Their initial roles would be “to get out of the way and let the experts handle things,” Canas said.

“You’re going to get your best information from the people covered in soot,” including fire chiefs, Fuentes said

“We’re going to be very much driven by what those commanders on scene are going to be doing, and what they’re going to ask us to be doing,” the colonel said. “We want to be sure we have a full understanding of what’s going on on the ground.”

A command center near the crash would be established, so that the various agencies know where the report, as would a media staging area would be established, so that all the public information would be funneled to — and through — a single source.

“We don’t want to rush to the podium,” said State Police Lt. Gerald Lewis. “We need to have the subject matter experts there first.”

With that approach, Canas said, “the chances are less that [the media] will go off on their own.”

 

The probe

While first responders — police, fire, EMTs and others — handled immediate  needs, the FBI and NTSB would team up to investigate right away, said Weysan Dun, who runs the New Jersey office of the FBI. State and local police would be notified, as well as the Port Authority of New York and New Jersey.

The Bergen County Prosecutor’s Office also would deploy more than five dozen officers and detectives from its tactical squad and arson task force.

NTSB officials would get to the scene as quickly as possible if it involved the type of scenario outlined today, said Eric Grosof, the assistant to the board’s director.

Dun, meanwhile, told state Medical Examiner Victor Weedn that he’d prefer to “pair up” with the M.E.’s office in dealing with victims’ remains, for investigative purposes.
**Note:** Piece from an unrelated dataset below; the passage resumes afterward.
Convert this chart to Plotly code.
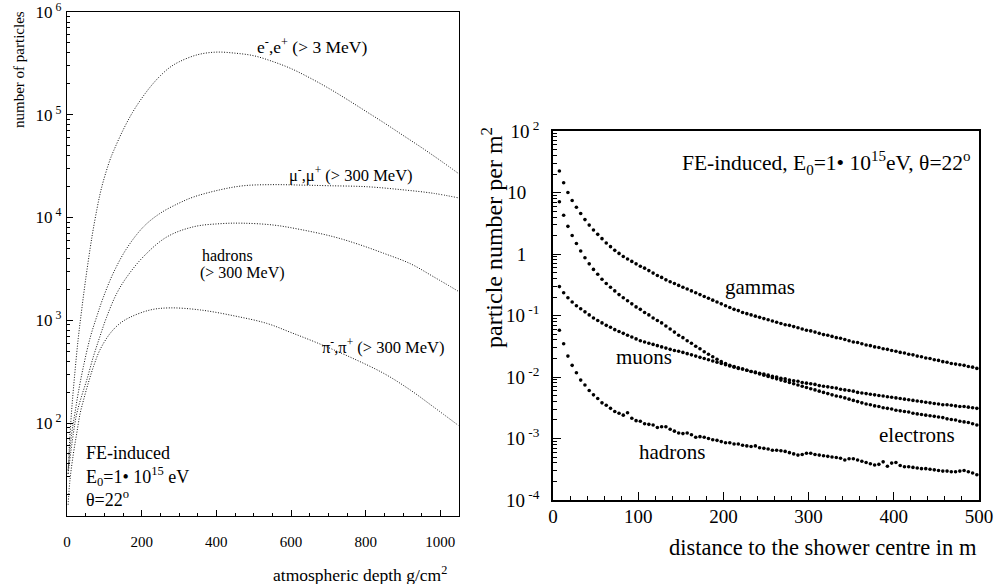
import plotly.graph_objects as go

# ---------------- left panel data (longitudinal profiles) ----------------
e_depth = [3, 6, 12, 20, 30, 40, 50, 62, 70, 80, 88, 97, 115, 125, 150, 175, 200, 225, 250,
           275, 300, 350, 400, 450, 500, 550, 600, 650, 700, 750, 800, 850, 900, 950, 1000, 1050]
e_count = [32, 56, 126, 280, 660, 1320, 2510, 5010, 7590, 12000, 16600, 22400, 36300, 44700,
           70800, 104700, 144500, 190500, 239900, 288400, 327300, 384600, 407400, 398000,
           375800, 331100, 281800, 229100, 182000, 141300, 108400, 83200, 63100, 47900,
           35900, 26600]

mu_depth = [3, 12.6, 21, 30, 44, 62, 80, 97, 124, 160, 205, 249, 300, 339, 410, 473, 550,
            625, 700, 803, 900, 982, 1050]
mu_count = [35, 79, 123, 195, 355, 676, 1096, 1660, 2880, 5010, 8130, 10960, 13800, 15850,
            18620, 20400, 20900, 20700, 20400, 19950, 18600, 17200, 15500]

had_depth = [3, 17, 26, 39, 53, 71, 88, 106, 133, 160, 205, 267, 339, 410, 470, 553, 630,
             714, 780, 848, 920, 982, 1050]
had_count = [32, 79, 123, 182, 263, 447, 692, 1070, 1820, 2630, 4170, 6460, 8130, 8710, 8810,
             8450, 7590, 6500, 5500, 4490, 3550, 2650, 1900]

pi_depth = [3, 8, 17, 26, 35, 44, 57, 71, 88, 115, 142, 169, 223, 276, 357, 450, 535, 600,
            670, 759, 850, 920, 980, 1048]
pi_count = [16, 28, 50, 79, 123, 166, 245, 355, 513, 741, 933, 1070, 1260, 1320, 1260, 1100,
            933, 760, 603, 437, 302, 209, 145, 95]

left_xticks = [0, 200, 400, 600, 800, 1000]
left_yticks = [1e2, 1e3, 1e4, 1e5, 1e6]
left_yticktext = ["10<sup> 2</sup>", "10<sup> 3</sup>", "10<sup> 4</sup>", "10<sup> 5</sup>", "10<sup> 6</sup>"]

# ---------------- right panel data (lateral distributions) ----------------
distance = [7.5 + 5 * i for i in range(99)]  # bin centres, m

gammas_log10 = [
    1.35, 1.16, 1.00, 0.87, 0.76, 0.66, 0.56, 0.47, 0.39, 0.32,
    0.25, 0.18, 0.12, 0.06, 0.01, -0.04, -0.08, -0.12, -0.16, -0.20,
    -0.23, -0.27, -0.31, -0.35, -0.38, -0.42, -0.45, -0.48, -0.51, -0.54,
    -0.57, -0.60, -0.63, -0.66, -0.69, -0.72, -0.75, -0.78, -0.81, -0.84,
    -0.87, -0.90, -0.92, -0.95, -0.97, -0.99, -1.01, -1.03, -1.05, -1.07,
    -1.09, -1.11, -1.13, -1.15, -1.16, -1.18, -1.20, -1.22, -1.24, -1.25,
    -1.27, -1.29, -1.31, -1.32, -1.34, -1.36, -1.37, -1.39, -1.41, -1.43,
    -1.44, -1.46, -1.48, -1.49, -1.51, -1.52, -1.54, -1.55, -1.57, -1.58,
    -1.60, -1.61, -1.63, -1.64, -1.66, -1.67, -1.69, -1.70, -1.72, -1.73,
    -1.75, -1.76, -1.78, -1.79, -1.80, -1.81, -1.83, -1.84, -1.86]

electrons_log10 = [
    0.85, 0.63, 0.45, 0.30, 0.17, 0.05, -0.06, -0.16, -0.25, -0.33,
    -0.41, -0.48, -0.54, -0.60, -0.66, -0.71, -0.76, -0.81, -0.86, -0.90,
    -0.95, -0.99, -1.04, -1.08, -1.12, -1.17, -1.22, -1.27, -1.32, -1.36,
    -1.41, -1.45, -1.50, -1.54, -1.59, -1.63, -1.67, -1.71, -1.75, -1.78,
    -1.81, -1.83, -1.85, -1.87, -1.89, -1.91, -1.93, -1.95, -1.97, -1.99,
    -2.01, -2.03, -2.05, -2.07, -2.09, -2.11, -2.13, -2.15, -2.17, -2.19,
    -2.21, -2.23, -2.25, -2.27, -2.29, -2.31, -2.32, -2.34, -2.36, -2.38,
    -2.40, -2.42, -2.44, -2.45, -2.47, -2.48, -2.50, -2.51, -2.52, -2.54,
    -2.55, -2.56, -2.57, -2.59, -2.60, -2.61, -2.62, -2.63, -2.64, -2.65,
    -2.66, -2.68, -2.69, -2.70, -2.72, -2.73, -2.74, -2.76, -2.78]

muons_log10 = [
    -0.53, -0.63, -0.71, -0.78, -0.84, -0.89, -0.94, -0.99, -1.04, -1.08,
    -1.12, -1.16, -1.19, -1.23, -1.26, -1.29, -1.32, -1.35, -1.38, -1.41,
    -1.43, -1.45, -1.47, -1.49, -1.51, -1.53, -1.55, -1.57, -1.58, -1.60,
    -1.62, -1.64, -1.66, -1.68, -1.70, -1.72, -1.74, -1.76, -1.78, -1.80,
    -1.82, -1.84, -1.86, -1.87, -1.89, -1.91, -1.92, -1.94, -1.95, -1.97,
    -1.99, -2.00, -2.02, -2.03, -2.05, -2.06, -2.07, -2.09, -2.10, -2.11,
    -2.12, -2.14, -2.15, -2.16, -2.17, -2.18, -2.20, -2.21, -2.22, -2.23,
    -2.25, -2.26, -2.27, -2.28, -2.29, -2.30, -2.31, -2.32, -2.33, -2.34,
    -2.35, -2.36, -2.37, -2.38, -2.39, -2.40, -2.41, -2.42, -2.43, -2.44,
    -2.45, -2.45, -2.46, -2.47, -2.48, -2.48, -2.49, -2.50, -2.51]

hadrons_log10 = [
    -1.24, -1.46, -1.66, -1.81, -1.93, -2.05, -2.13, -2.22, -2.29, -2.35,
    -2.42, -2.46, -2.51, -2.56, -2.59, -2.62, -2.58, -2.67, -2.71, -2.72,
    -2.76, -2.77, -2.78, -2.82, -2.81, -2.81, -2.85, -2.88, -2.91, -2.92,
    -2.91, -2.94, -2.98, -2.97, -2.98, -3.00, -3.02, -3.03, -3.05, -3.07,
    -3.07, -3.09, -3.09, -3.11, -3.12, -3.13, -3.12, -3.15, -3.16, -3.17,
    -3.19, -3.19, -3.20, -3.21, -3.23, -3.25, -3.27, -3.26, -3.24, -3.24,
    -3.26, -3.27, -3.28, -3.29, -3.30, -3.31, -3.32, -3.35, -3.33, -3.33,
    -3.35, -3.37, -3.39, -3.41, -3.43, -3.42, -3.38, -3.45, -3.40, -3.39,
    -3.44, -3.46, -3.46, -3.47, -3.48, -3.49, -3.49, -3.50, -3.51, -3.52,
    -3.53, -3.53, -3.54, -3.54, -3.53, -3.52, -3.54, -3.56, -3.59]

right_xticks = [0, 100, 200, 300, 400, 500]
right_yticks = [1e-4, 1e-3, 1e-2, 1e-1, 1, 10, 100]
right_yticktext = ["10<sup> -4</sup>", "10<sup> -3</sup>", "10<sup> -2</sup>", "10<sup> -1</sup>",
                   "1<sup>    </sup>", "10<sup>    </sup>", "10<sup> 2</sup>"]

# ---------------- figure ----------------
W, H = 997, 584
FONT = "Liberation Serif"


def px(x):
    return x / W


def py(y):
    return 1 - y / H


fig = go.Figure()

dot_line = dict(color="#111111", width=1, dash="1px,1.6px")
for d, c in [(e_depth, e_count), (mu_depth, mu_count), (had_depth, had_count), (pi_depth, pi_count)]:
    fig.add_trace(go.Scatter(x=d, y=c, mode="lines", line=dot_line, line_shape="spline",
                             xaxis="x", yaxis="y", showlegend=False, hoverinfo="skip"))

for vals in [gammas_log10, electrons_log10, muons_log10, hadrons_log10]:
    fig.add_trace(go.Scatter(x=distance, y=[10 ** v for v in vals], mode="markers",
                             marker=dict(color="black", size=3.6),
                             xaxis="x2", yaxis="y2", showlegend=False, hoverinfo="skip"))

axis_common = dict(showgrid=False, zeroline=False, showline=True, linecolor="black",
                   mirror=True, ticks="inside", tickcolor="black", automargin=False,
                   ticklabeloverflow="allow")

fig.update_layout(
    width=W, height=H, margin=dict(l=0, r=0, t=0, b=0),
    paper_bgcolor="white", plot_bgcolor="white",
    font=dict(family=FONT, color="black"),
    xaxis=dict(domain=[px(67), px(459)], range=[0, 1050], tickvals=left_xticks,
               ticklen=6, linewidth=1.3, tickfont=dict(size=15, family=FONT), ticklabelstandoff=12,
               minor=dict(ticks="inside", ticklen=3, dtick=50, tickcolor="black"),
               anchor="y", **axis_common),
    yaxis=dict(domain=[py(516), py(12)], type="log", range=[1.095, 6.0005],
               tickvals=left_yticks, ticktext=left_yticktext, ticklen=6, linewidth=1.3,
               tickfont=dict(size=17, family=FONT), ticklabelstandoff=1,
               minor=dict(ticks="inside", ticklen=3, dtick="D1", tickcolor="black"),
               anchor="x", **axis_common),
    xaxis2=dict(domain=[px(553), px(979)], range=[0, 500], tickvals=right_xticks,
                ticklen=8, linewidth=1.5, tickfont=dict(size=19, family=FONT), ticklabelstandoff=-2,
                minor=dict(ticks="inside", ticklen=4, dtick=20, tickcolor="black"),
                anchor="y2", **axis_common),
    yaxis2=dict(domain=[py(500), py(131)], type="log", range=[-4, 2.0005],
                tickvals=right_yticks, ticktext=right_yticktext, ticklen=8, linewidth=1.5,
                tickfont=dict(size=19, family=FONT), ticklabelstandoff=8,
                minor=dict(ticks="inside", ticklen=4, dtick="D1", tickcolor="black"),
                anchor="x2", **axis_common),
)

ann = []


def add_text(text, x, y, size, xanchor="left", angle=0):
    ann.append(dict(text=text, x=px(x), y=py(y), xref="paper", yref="paper",
                    xanchor=xanchor, yanchor="middle", showarrow=False, textangle=angle,
                    font=dict(size=size, family=FONT, color="black")))


# left panel texts
add_text("number of particles", 19, 70, 15, xanchor="center", angle=-90)
add_text("atmospheric depth g/cm<sup>2</sup>", 449, 574, 17.5, xanchor="right")
add_text("e<sup>-</sup>,e<sup>+</sup> (> 3 MeV)", 255, 46, 17.5)
add_text("\u03bc<sup>-</sup>,\u03bc<sup>+</sup> (> 300 MeV)", 287, 175, 16.5)
add_text("hadrons", 200, 255, 16)
add_text("(> 300 MeV)", 198, 273, 16)
add_text("\u03c0<sup>-</sup>,\u03c0<sup>+</sup> (> 300 MeV)", 320, 346, 16.5)
add_text("FE-induced", 84, 453, 18)
add_text("E<sub>0</sub>=1\u2022 10<sup>15</sup> eV", 84, 476, 18)
add_text("\u03b8=22<sup>o</sup>", 84, 498, 18)

# right panel texts
add_text("particle number per m<sup>2</sup>", 492, 238, 24, xanchor="center", angle=-90)
add_text("distance to the shower centre in m", 979, 547, 22.5, xanchor="right")
add_text("FE-induced, E<sub>0</sub>=1\u2022 10<sup>15</sup>eV, \u03b8=22<sup>o</sup>", 680, 163, 21.5)
add_text("gammas", 723, 287, 21)
add_text("muons", 614, 357, 21)
add_text("hadrons", 637, 452, 21)
add_text("electrons", 877, 435, 21)

fig.update_layout(annotations=ann)
fig.write_html("out.html", config={"displayModeBar": False},
               post_script="document.body.style.margin='0px';document.body.style.overflow='hidden';")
However, Weedn, who has direct supervision of six of New Jersey’s 20 county medical examiner’s offices, said he’d “insert ourselves” directly into the heart of the investigation.
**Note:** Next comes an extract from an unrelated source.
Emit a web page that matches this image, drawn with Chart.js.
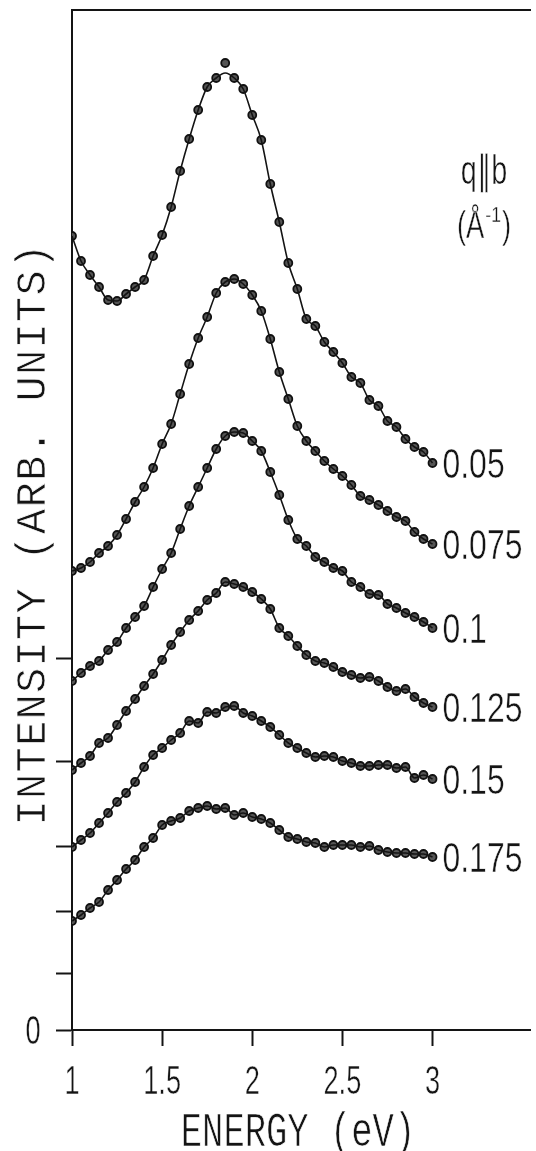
<!DOCTYPE html>
<html lang="en">
<head>
<meta charset="UTF-8">
<title>Loss spectra, INTENSITY vs ENERGY</title>
<script src="https://cdn.jsdelivr.net/npm/chart.js"></script>
<style>
    body {
        margin: 0;
        background-color: #fff;
    }
    #wrap {
        width: 536px;
        height: 1151px;
    }
</style>
</head>
<body>
<div id="wrap"><canvas id="lossChart" width="536" height="1151"></canvas></div>
<script>
    // energy grid of the measured spectra (eV)
    var energies = [1.00, 1.05, 1.10, 1.15, 1.20, 1.25, 1.30, 1.35, 1.40, 1.45,
        1.50, 1.55, 1.60, 1.65, 1.70, 1.75, 1.80, 1.85, 1.90, 1.95,
        2.00, 2.05, 2.10, 2.15, 2.20, 2.25, 2.30, 2.35, 2.40, 2.45,
        2.50, 2.55, 2.60, 2.65, 2.70, 2.75, 2.80, 2.85, 2.90, 2.95, 3.00];

    // momentum transfer q||b for each spectrum (1/A)
    var qLabels = ['0.05', '0.075', '0.1', '0.125', '0.15', '0.175'];

    // measured intensities (arb. units, curves offset vertically)
    var q005 = [7.94, 7.69, 7.55, 7.43, 7.30, 7.29, 7.36, 7.43, 7.50, 7.74,
        7.95, 8.23, 8.59, 8.91, 9.20, 9.43, 9.52, 9.67, 9.52, 9.41,
        9.15, 8.90, 8.46, 8.08, 7.67, 7.41, 7.11, 7.04, 6.88, 6.78,
        6.67, 6.53, 6.47, 6.30, 6.24, 6.09, 6.03, 5.91, 5.83, 5.78, 5.67];
    var q0075 = [4.59, 4.62, 4.68, 4.77, 4.84, 4.95, 5.11, 5.28, 5.43, 5.62,
        5.86, 6.06, 6.36, 6.66, 6.92, 7.13, 7.37, 7.48, 7.51, 7.46,
        7.35, 7.19, 6.91, 6.58, 6.31, 6.04, 5.89, 5.79, 5.69, 5.61,
        5.54, 5.45, 5.34, 5.30, 5.25, 5.19, 5.13, 5.09, 4.98, 4.91, 4.86];
    var q01 = [3.49, 3.57, 3.64, 3.69, 3.80, 3.88, 4.02, 4.13, 4.24, 4.43,
        4.61, 4.77, 5.01, 5.24, 5.43, 5.62, 5.81, 5.94, 5.98, 5.97,
        5.89, 5.79, 5.58, 5.35, 5.10, 4.91, 4.84, 4.73, 4.68, 4.62,
        4.59, 4.48, 4.43, 4.36, 4.35, 4.26, 4.22, 4.17, 4.13, 4.08, 4.02];
    var q0125 = [2.60, 2.67, 2.74, 2.87, 2.92, 3.05, 3.19, 3.31, 3.44, 3.56,
        3.70, 3.85, 3.98, 4.10, 4.19, 4.30, 4.37, 4.48, 4.46, 4.43,
        4.38, 4.31, 4.21, 4.02, 3.94, 3.84, 3.75, 3.69, 3.67, 3.63,
        3.58, 3.55, 3.52, 3.53, 3.49, 3.43, 3.39, 3.41, 3.33, 3.27, 3.23];
    var q015 = [1.83, 1.90, 1.97, 2.07, 2.17, 2.28, 2.37, 2.48, 2.63, 2.75,
        2.82, 2.90, 2.97, 3.09, 3.07, 3.18, 3.17, 3.23, 3.24, 3.17,
        3.14, 3.09, 3.03, 2.95, 2.87, 2.82, 2.77, 2.73, 2.74, 2.73,
        2.69, 2.67, 2.64, 2.64, 2.65, 2.65, 2.62, 2.63, 2.52, 2.55, 2.51];
    var q0175 = [1.09, 1.15, 1.22, 1.28, 1.40, 1.50, 1.61, 1.70, 1.83, 1.92,
        2.05, 2.09, 2.12, 2.19, 2.22, 2.24, 2.21, 2.22, 2.15, 2.17,
        2.13, 2.11, 2.07, 2.00, 1.93, 1.91, 1.88, 1.87, 1.83, 1.85,
        1.85, 1.85, 1.83, 1.84, 1.80, 1.78, 1.77, 1.77, 1.76, 1.76, 1.73];

    // smooth curve for the 0.05 spectrum (passes under the stray point at 1.85 eV)
    var fit005 = [7.94, 7.69, 7.55, 7.43, 7.30, 7.29, 7.36, 7.43, 7.50, 7.74,
        7.95, 8.23, 8.59, 8.91, 9.20, 9.43, 9.52, 9.57, 9.52, 9.41,
        9.15, 8.90, 8.46, 8.08, 7.67, 7.41, 7.11, 7.04, 6.88, 6.78,
        6.67, 6.53, 6.47, 6.30, 6.24, 6.09, 6.03, 5.91, 5.83, 5.78, 5.67];

    var spectra = [q005, q0075, q01, q0125, q015, q0175];
    var fits = [fit005, q0075, q01, q0125, q015, q0175];

    // axis ticks
    var xTicks = [1, 1.5, 2, 2.5, 3];
    var xTickLabels = ['1', '1.5', '2', '2.5', '3'];
    var yTicks = [0, 0.57, 1.19, 1.84, 2.69, 3.72];

    var INK = '#141414';
    var MONO = '"Liberation Mono", "DejaVu Sans Mono", monospace';
    var NUM = '"Liberation Sans", Arial, sans-serif';

    function toPoints(values) {
        return values.map(function (v, i) {
            return { x: energies[i], y: v };
        });
    }

    // tall, narrow, thin-stroked text (white outline eats into the glyphs)
    function drawText(ctx, str, x, y, o) {
        ctx.save();
        ctx.translate(x, y);
        if (o.rot) ctx.rotate(o.rot);
        ctx.scale(o.sx, 1);
        ctx.font = o.size + 'px ' + (o.family || NUM);
        ctx.letterSpacing = (o.spacing || 0) + 'px';
        ctx.textAlign = o.align || 'center';
        ctx.textBaseline = 'alphabetic';
        ctx.fillStyle = INK;
        ctx.fillText(str, 0, 0);
        if (o.thin) {
            ctx.strokeStyle = '#fff';
            ctx.lineWidth = o.thin;
            ctx.strokeText(str, 0, 0);
        }
        ctx.restore();
    }

    function textWidth(ctx, str, o) {
        ctx.save();
        ctx.font = o.size + 'px ' + (o.family || NUM);
        var w = ctx.measureText(str).width * o.sx;
        ctx.restore();
        return w;
    }

    var numStyle = { size: 40, sx: 0.68, thin: 0.5 };
    var qStyle = { size: 42, sx: 0.76, thin: 0.5, align: 'left' };

    var plotText = {
        id: 'plotText',
        afterDraw: function (chart) {
            var ctx = chart.ctx;
            var xs = chart.scales.x;
            var ys = chart.scales.y;

            xTicks.forEach(function (v, i) {
                drawText(ctx, xTickLabels[i], xs.getPixelForValue(v), 1094, numStyle);
            });
            drawText(ctx, '0', 33, ys.getPixelForValue(0) + 14, numStyle);

            drawText(ctx, 'ENERGY (eV)', 298, 1146,
                { size: 48, sx: 0.74, family: MONO, thin: 0.7 });
            drawText(ctx, 'INTENSITY (ARB. UNITS)', 45, 534,
                { size: 42, sx: 1, family: MONO, spacing: 1.3, thin: 0.7, rot: -Math.PI / 2 });

            // q value next to the last point of each spectrum
            spectra.forEach(function (s, i) {
                var meta = chart.getDatasetMeta(i * 2 + 1);
                var last = meta.data[meta.data.length - 1];
                drawText(ctx, qLabels[i], last.x + 10, last.y + 15, qStyle);
            });

            // heading for the q values: q||b (A^-1)
            drawText(ctx, 'q\u2225b', 484, 184, { size: 40, sx: 0.72, thin: 0.5 });
            var big = { size: 38, sx: 0.72, thin: 0.5, align: 'left' };
            var small = { size: 22, sx: 0.8, thin: 0.3, align: 'left' };
            var a = '(\u00C5', sup = '-1', b = ')';
            var wa = textWidth(ctx, a, big);
            var ws = textWidth(ctx, sup, small) + 2;
            var wb = textWidth(ctx, b, big);
            var x0 = 484 - (wa + ws + wb) / 2;
            drawText(ctx, a, x0, 238, big);
            drawText(ctx, sup, x0 + wa + 1, 222, small);
            drawText(ctx, b, x0 + wa + ws, 238, big);
        }
    };

    var datasets = [];
    spectra.forEach(function (s, i) {
        datasets.push({
            label: 'fit ' + qLabels[i],
            data: toPoints(fits[i]),
            borderColor: INK,
            borderWidth: 1.6,
            pointRadius: 0,
            cubicInterpolationMode: 'monotone',
            fill: false
        });
        datasets.push({
            label: 'q = ' + qLabels[i],
            data: toPoints(s),
            showLine: false,
            pointRadius: 4,
            pointBorderWidth: 1.8,
            pointBorderColor: '#111',
            pointBackgroundColor: '#555'
        });
    });

    var tickGrid = {
        drawOnChartArea: false,
        drawTicks: true,
        tickLength: 16,
        tickWidth: 2,
        tickColor: INK
    };

    var ctx = document.getElementById('lossChart').getContext('2d');
    var lossChart = new Chart(ctx, {
        type: 'line',
        data: { datasets: datasets },
        plugins: [plotText],
        options: {
            responsive: false,
            animation: false,
            devicePixelRatio: 1,
            layout: { padding: 0 },
            plugins: {
                legend: { display: false },
                tooltip: { enabled: false }
            },
            scales: {
                x: {
                    type: 'linear',
                    min: 1,
                    max: 3.542,
                    afterBuildTicks: function (scale) {
                        scale.ticks = xTicks.map(function (v) { return { value: v }; });
                    },
                    afterFit: function (scale) { scale.height = 121; },
                    ticks: { display: false },
                    grid: tickGrid,
                    border: { display: true, color: INK, width: 2 }
                },
                xTop: {
                    type: 'linear',
                    position: 'top',
                    min: 1,
                    max: 3.542,
                    afterFit: function (scale) { scale.height = 10; },
                    ticks: { display: false },
                    grid: { display: false },
                    border: { display: true, color: INK, width: 2 }
                },
                y: {
                    type: 'linear',
                    min: 0,
                    max: 10.2,
                    afterBuildTicks: function (scale) {
                        scale.ticks = yTicks.map(function (v) { return { value: v }; });
                    },
                    afterFit: function (scale) { scale.width = 72; },
                    ticks: { display: false },
                    grid: tickGrid,
                    border: { display: true, color: INK, width: 2 }
                }
            }
        }
    });
</script>
</body>
</html>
“There’s a potential role for fingerprints. There’s a potential role for DNA,” Weedn said.

Despite the situation, however, the task would remain of identifying all victims and making sure loved ones are notified as quickly as possible, the medical examiner said.

Easier task now

In the hours — even days — after 9/11, loved ones of those on board the ill-fated planes initially weren’t given names. Part of the problem was the industry’s practice of allowing people to use others’ tickets.

But that’s changed.

“In today’s world, with e-ticketing, we can have a manifest form the carrier usually within 30 to 40 minutes,” Grosof said. “The accuracy we’ve seen in our drills is 88 to 90 precent.”

“But I have to stress: It’s for investigative purposes only,” he added, citing privacy issues and protocols.

“The intent here is to protect the families,” Grosof said. “The last thing we want is [someone] in Rutherford being told a relative has died when it was really [someone] from Rochester.”

Once that information is gathered and verified, notifications can then be made, he said.

At that point, the group agreed, the task begins for medical examiners and public health officials — to give victims’ loved ones the information they need, to keep them involved in the process, and to provide any necessary services in their time of grief.